Civil rights figure Myrlie Evers-Williams to pray at Obama’s swearing-in


Myrlie Evers-Williams, wife of murdered civil rights leader Medgar Evers, speaks about being honored by the Mississippi Legislature for her contributions to civil rights and race relations, at the Capitol in Jackson, Miss, on March 28, 2011. (Rogelio V. Solis/AP)

Myrlie Evers-Williams, the widow of slain civil rights leader Medgar Evers, will be the first laywoman to give an invocation at a presidential inauguration when she prays at President Obama’s swearing-in on Monday.

Evers-Williams, 79, an author, activist and former NAACP chairman, is a scholar at Alcorn State University in Mississippi. She talked with Religion News Service about the confluence of the second-term inauguration of the nation’s first African American president, the 50th anniversary of her husband’s death in June 1963, and the swearing-in on Martin Luther King Jr. Day.

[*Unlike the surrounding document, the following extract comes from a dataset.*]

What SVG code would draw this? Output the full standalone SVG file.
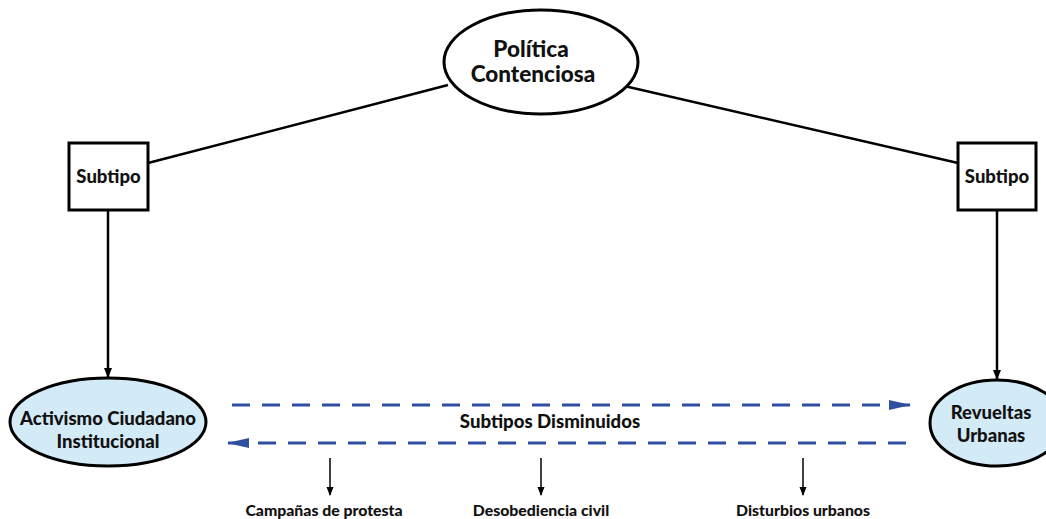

The interview has been edited for length and clarity.

Q: What was your reaction when you were chosen to give the invocation at President Obama’s second inauguration?

A: First of all, it’s a major honor to do that. Secondly, it had been years ago at the March on Washington when I was scheduled to be a speaker there and unfortunately I could not get there. That was one thing that has haunted me over the years. Fifty years later, I receive an invitation to deliver the invocation.

Q: How do you feel about this occurring on the 50th anniversary of the murder of your husband, who was very active in civil rights work?

A: The focus has been on Dr. King, and there certainly is nothing wrong with that at all. But I have always wanted to see Medgar be recognized for what he did. Medgar’s remains are in Arlington Cemetery, only [a few] miles away from the spot where the inauguration will take place. It’s kind of a miracle for me that all of this is happening at this particular time.

Q: What does it mean to you that President Obama is using King’s Bible to take the oath of office on Martin Luther King Jr. Day?

A: How can a country become more historical than that? I think it speaks so highly to America’s strength and willingness to change even though it has taken years to bring about efforts from the civil rights struggle into fruition and we are not yet there. But it sends a symbol not only to America, with all of those things combined, but to the world that America is strong, that America does believe in equality for all.

Q: Did you ever imagine as you worked with your husband on civil rights that one day there would be a black president?

A: Of course, we all knew, we hoped, we worked, we prayed that one day there would be a man or a woman of African American descent who would become the president of the United States of America. That has been a dream come true, but if we look at the politics leading up to particularly his second term, there were blocks that came during this time of getting people to register and to vote that are reminiscent of some of those actions that took place 50 years ago to keep people of my race and others away from the polls.

Q: You are the first laywoman to give the invocation, following in the footsteps of many clergy. Are you feeling just a little bit of pressure?

A: Yes and no. Yes, because there are so many people who will be watching and making a decision as to whether I have done a good job or not. There will be critics, I’m sure, and there will be people who will applaud not only my presence but what I will say.

Q: What is your religious affiliation?

A: I have been Baptist, I have been Methodist, I have been Presbyterian. I have attended all of those churches depending on where I have lived in my life.

Q: Do you have any thoughts about the Rev. Louie Giglio stepping down from the inaugural program?

A: I’m simply delighted that I was not so controversial that I would step down or be asked to step down.

Q: Have you ever prayed in public before?

A. I have been on the lecture circuit since the day Medgar was assassinated. I delivered my first speech that night. I have never been shy in mentioning my relationship with what I call God, a spirit, and there certainly have been times over the years that I have called on him — or her, if you wish — in public. I deeply believe that there is a supreme being that sees us through.

Q. At the inauguration, you will be praying in public before a larger number of people than in the past. Are you okay with that?

A: Of course I am. To pray is nothing new. To pray in public is nothing new. But to pray in a setting where there will be thousands and thousands of people who will listen, I am asking for guidance. I am asking for direction and I am asking to, please God, help me stay within the three minutes that I have been given.